Sou a favor do sentir. Seja lá o quê, se o sentimento vier, creio ser válido dar vazão e deixar desaguar em nós tudo o que ele traz. Se àquela emoção está ali é porque algo a trouxe e vejo nessa chegada um propósito para que algo mude em nós. Não classifico sentimentos como bons ou ruins, vejo em cada um deles uma função específica. Por exemplo, a raiva também é um combustível que pode nos alavancar longe.
Aceitar nossas frustrações legitima nossa existência, creio. É uma farsa para nós mesmos só aceitar as boas sensações, isso nos estanca num lugar de superficialidade. Somos seres profundos e nessa profundeza há espaço para amor, afeto, dedicação e, sim, mágoa, raiva e tudo o mais que há nos sentires.
Digo sempre que só me vi minimamente livre, enquanto criatura, quando passei a dar ouvidos aos meus incômodos. Acredito ferozmente que o incômodo é um limite que nosso espírito nos impõe, cabe a nós ouví-lo ou não. Alguns chamam isso de intuição, outros sexto sentido, mas não importa como ele é nomeado, o importante é que ele te avisa e te prepara para grandes guerras ou somente duros dias.
Caminho, praticamente, todos os dias pela mesma rua antes de chegar em casa. Por opção, escolho dar uns bons passos até em casa no pós-dia de trabalho. Essa caminhada me ajuda a separar a Sandra-profissional da Sandra-pessoal, desprender as dores e alegrias de cada uma delas. Geralmente, ao chavear o portão, abrindo-o, muito do que foi meu dia fica lá fora.
Na semana presente, passei por essa rua três vezes: em uma, estava feliz; na outra, aliviada; e na terceira, possuída por uma raiva descomunal. Em todas as vezes, a mulher que passava era eu, mas somente em uma delas, essa caminhada me trouxe mudanças e foi na última. Sentir raiva ou ódio é humano e justo.
Na minha situação, era justíssimo, passei dias caminhando com um punhal simbólico fincado nas costas, sem ao menos ter tempo de sentir a dor da traição que me consumia. Em breves minutos, parava, e era devorada ora pela decepção, ora pelo ódio. Àquela rua me salvou. Foi ali, num breve caminhar, que pude digerir o ocorrido e pensar no que eu faria a partir da situação posta.
E a decisão foi: não faria nada. O que eu poderia fazer além de sentir? Nada! Eu fui passiva no ato do outro e assim seguiria. Me permiti sentir tudo e fiz da minha mágoa, raiva. E da raiva, vetor para ser a melhor versão de mim, considerando o âmago de quem sou e das minhas pequenas vitórias, que são visíveis ao mundo.

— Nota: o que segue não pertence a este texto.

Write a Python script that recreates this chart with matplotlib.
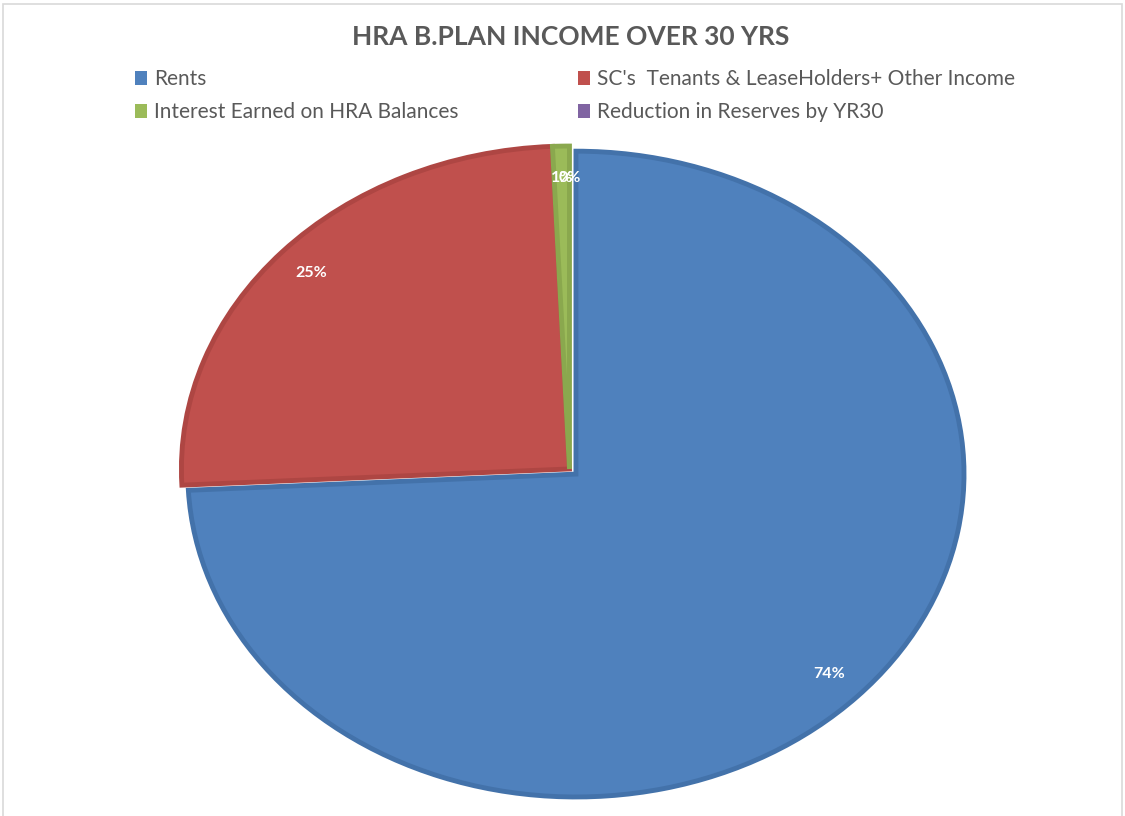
import matplotlib.pyplot as plt
from matplotlib.patches import Rectangle

# Chart data
categories = ["Rents", "SC's  Tenants & LeaseHolders+ Other Income",
              "Interest Earned on HRA Balances", "Reduction in Reserves by YR30"]
values = [74.2, 25.1, 0.7, 0.0]
colors = ["#4F81BD", "#C0504D", "#9BBB59", "#8064A2"]
edges = ["#4372AA", "#AE4643", "#8AA84E", "none"]
explode = [0.023, 0, 0, 0]

plt.rcParams['font.family'] = ['Lato', 'DejaVu Sans']

fig = plt.figure(figsize=(11.25, 8.16), dpi=100)
ax = fig.add_axes([0.144, 0.0098, 0.7244, 0.831])

wedges, texts, autotexts = ax.pie(values, colors=colors, explode=explode,
                                  startangle=90, counterclock=False,
                                  autopct='%.0f%%', pctdistance=0.9,
                                  wedgeprops=dict(linewidth=3.5))
for w, ec in zip(wedges, edges):
    w.set_edgecolor(ec)
for t in autotexts:
    t.set_color("white")
    t.set_fontsize(11.5)
    t.set_fontweight("bold")

# stretch the pie into an ellipse like the original
ax.set_aspect('auto')
ax.set_xlim(-1.05, 1.05)
ax.set_ylim(-1.05, 1.05)

fig.text(0.507, 0.955, "HRA B.PLAN INCOME OVER 30 YRS", ha='center', va='center',
         fontsize=19, fontweight='bold', color="#595959")

handles = [Rectangle((0, 0), 1, 1, facecolor=c) for c in colors]
order = [0, 2, 1, 3]
fig.legend([handles[i] for i in order], [categories[i] for i in order],
           ncol=2, loc='upper left', bbox_to_anchor=(0.103, 0.938),
           frameon=False, fontsize=15, labelcolor="#595959",
           handlelength=0.6, handleheight=0.6, handletextpad=0.35,
           columnspacing=5.7, labelspacing=0.62)

# light chart border
fig.patches.append(Rectangle((3 / 1125, -0.01), 1119 / 1125, 1.01 - 4 / 816,
                             transform=fig.transFigure, fill=False,
                             edgecolor="#D9D9D9", linewidth=1.2))

plt.savefig("out.png", dpi=100)
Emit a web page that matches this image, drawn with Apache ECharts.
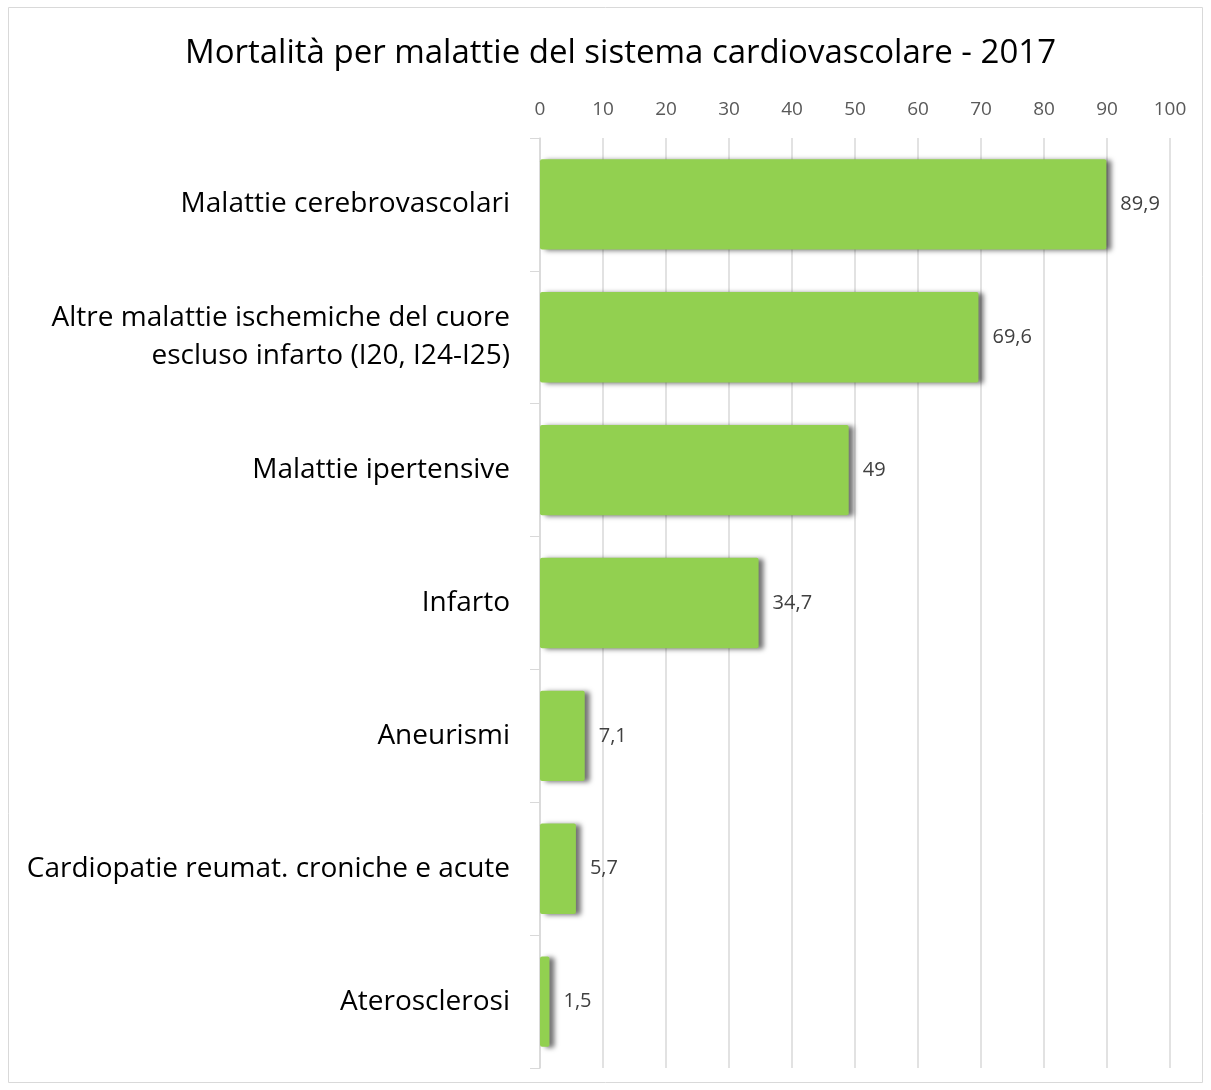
<!DOCTYPE html>
<html><head><meta charset="utf-8">
<script src="https://cdn.jsdelivr.net/npm/echarts@6/dist/echarts.min.js"></script>
<style>html,body{margin:0;padding:0;background:#fff}#c{width:1211px;height:1090px}</style>
</head><body><div id="c"></div>
<script>
var titleText = 'Mortalità per malattie del sistema cardiovascolare - 2017';
var categories = ['Malattie cerebrovascolari','Altre malattie ischemiche del cuore\nescluso infarto (I20, I24-I25)','Malattie ipertensive','Infarto','Aneurismi','Cardiopatie reumat. croniche e acute','Aterosclerosi'];
var values = [89.9, 69.6, 49, 34.7, 7.1, 5.7, 1.5];
var axisMin = 0, axisMax = 100, axisStep = 10;

var chart = echarts.init(document.getElementById('c'));
var FONT = 'Open Sans';
chart.setOption({
  animation: false,
  graphic: [{type:'rect', shape:{x:8.5,y:7.5,width:1194,height:1075}, style:{fill:'none', stroke:'#d9d9d9', lineWidth:1}}],
  title: {text: titleText, left: 180, top: 32, textStyle:{fontFamily:FONT, fontWeight:'normal', fontSize:33, color:'#000'}},
  grid: {left: 540, right: 41, top: 138, bottom: 22, containLabel:false},
  xAxis: {type:'value', position:'top', min:axisMin, max:axisMax, interval:axisStep,
    axisLine:{show:false}, axisTick:{show:false},
    axisLabel:{fontFamily:FONT, fontSize:19, color:'#595959', margin:19},
    splitLine:{lineStyle:{color:'#d9d9d9', width:1.5}}},
  yAxis: {type:'category', inverse:true, data:categories,
    axisLine:{lineStyle:{color:'#d9d9d9', width:1.5}},
    axisTick:{show:true, length:10, lineStyle:{color:'#d9d9d9'}},
    axisLabel:{fontFamily:FONT, fontSize:28, color:'#000', margin:30, lineHeight:38}},
  series: [{type:'bar', data:values, barCategoryGap:'32%',
    itemStyle:{color:'#92D050', borderRadius:2, shadowColor:'rgba(0,0,0,0.55)', shadowBlur:5, shadowOffsetX:5, shadowOffsetY:1},
    label:{show:true, position:'right', distance:14, fontFamily:FONT, fontSize:20, color:'#404040',
      formatter:function(p){return String(p.value).replace('.', ',');}}
  }]
});
</script></body></html>
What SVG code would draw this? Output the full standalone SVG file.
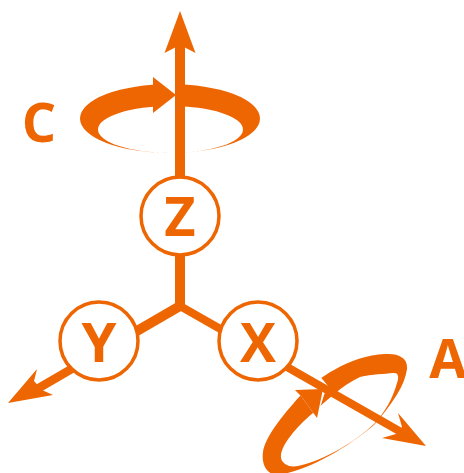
<svg xmlns="http://www.w3.org/2000/svg" width="464" height="473" viewBox="0 0 464 473">
<style>
.o{fill:#ee6602}
.w{fill:#fff}
.l{fill:#ee6602;font-family:"Open Sans","Liberation Sans",sans-serif;font-weight:700;font-size:54px;text-anchor:middle}
.n{fill:#fff;stroke:#ee6602;stroke-width:3.5}
.s{stroke:#ee6602;fill:none}
</style>
<rect width="464" height="473" fill="#fff"/>
<g id="connectors">
<path id="ring-c" class="o" fill-rule="evenodd" d="M80 118.500a90 34.500 0 1 0 180 0a90 34.500 0 1 0-180 0ZM98 129.500a72.500 23.500 0 1 0 145 0a72.500 23.500 0 1 0-145 0Z"/>
<rect class="w" x="153" y="76" width="30" height="39"/>
<path class="o" d="M153 77L176 95L153 113Z"/>
<path class="s" stroke-width="10" d="M180 45V180"/>
<path class="o" d="M180 11L195.500 53L180 45L164.500 53Z"/>
<path class="s" stroke-width="10" d="M180 250V306"/>
<path class="s" stroke-width="10" d="M180 306L99 353"/>
<path class="s" stroke-width="8.500" d="M99 353L32 392"/>
<path class="o" d="M8 403L37 369L34 381L42 390L53 395Z"/>
<path id="ring-a" class="o" fill-rule="evenodd" d="M385 354C399 353 408 358 407 369C405 385 393 403 374 425C350 445 315 468 279 475C268 476 261 465 263 452C265 438 280 418 300 396C315 380 350 355 385 354ZM393 373C399 372 399 378 397 383C393 398 385 412 374 424C355 442 325 460 298 466C288 468 280 463 281 455C282 445 295 428 313 413C325 402 342 385 360 377C372 374 385 374 393 373Z"/>
<path class="w" d="M295 386L319 375L328 386L324 395L317 418L301 396Z"/>
<path class="o" d="M323 389L295 390L301 396L317 418Z"/>
<path class="s" stroke-width="8" d="M180 306L408 436"/>
<path class="o" d="M426 446L398 413L402 427L396 434L382 438Z"/>
</g>
<g id="node-z"><circle class="n" cx="180" cy="216" r="39"/><text class="l" x="180" y="236">Z</text></g>
<g id="node-y"><circle class="n" cx="99" cy="341" r="39"/><text class="l" x="99" y="362" textLength="35" lengthAdjust="spacingAndGlyphs">Y</text></g>
<g id="node-x"><circle class="n" cx="258" cy="341" r="39"/><text class="l" x="258" y="362" textLength="36" lengthAdjust="spacingAndGlyphs">X</text></g>
<text id="label-c" class="l" x="39" y="142">C</text>
<text id="label-a" class="l" x="448" y="378">A</text>
</svg>
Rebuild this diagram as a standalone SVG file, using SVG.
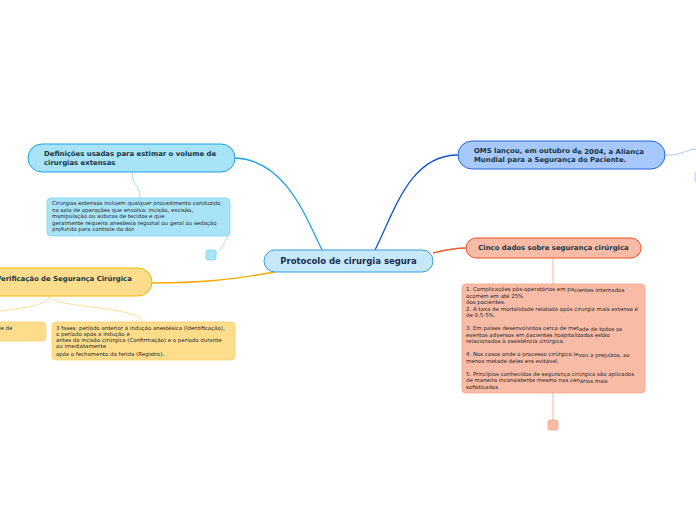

Sabe, o mal que nos atinge tem a ver com quem provoca esse mal e não com a gente. Sosseguei, descansei em paz, mas, antes, senti a dor profunda de ter sido traída, pois isso me botou num lugar de maturidade que é válido e me entregou evolução real.
Reitero, qualquer sentimento é válido, mas trago uma reflexão: o quanto nos entregamos ao que sentimos? Se o incômodo é o limite, passar a vida a se preocupar com o que o outro fez é limite passado.
Agora, ao fim, deixo um conselho, que é: em qualquer situação sinta a dor, aprenda a lição, siga a sua vida, o fim do mundo não é hoje.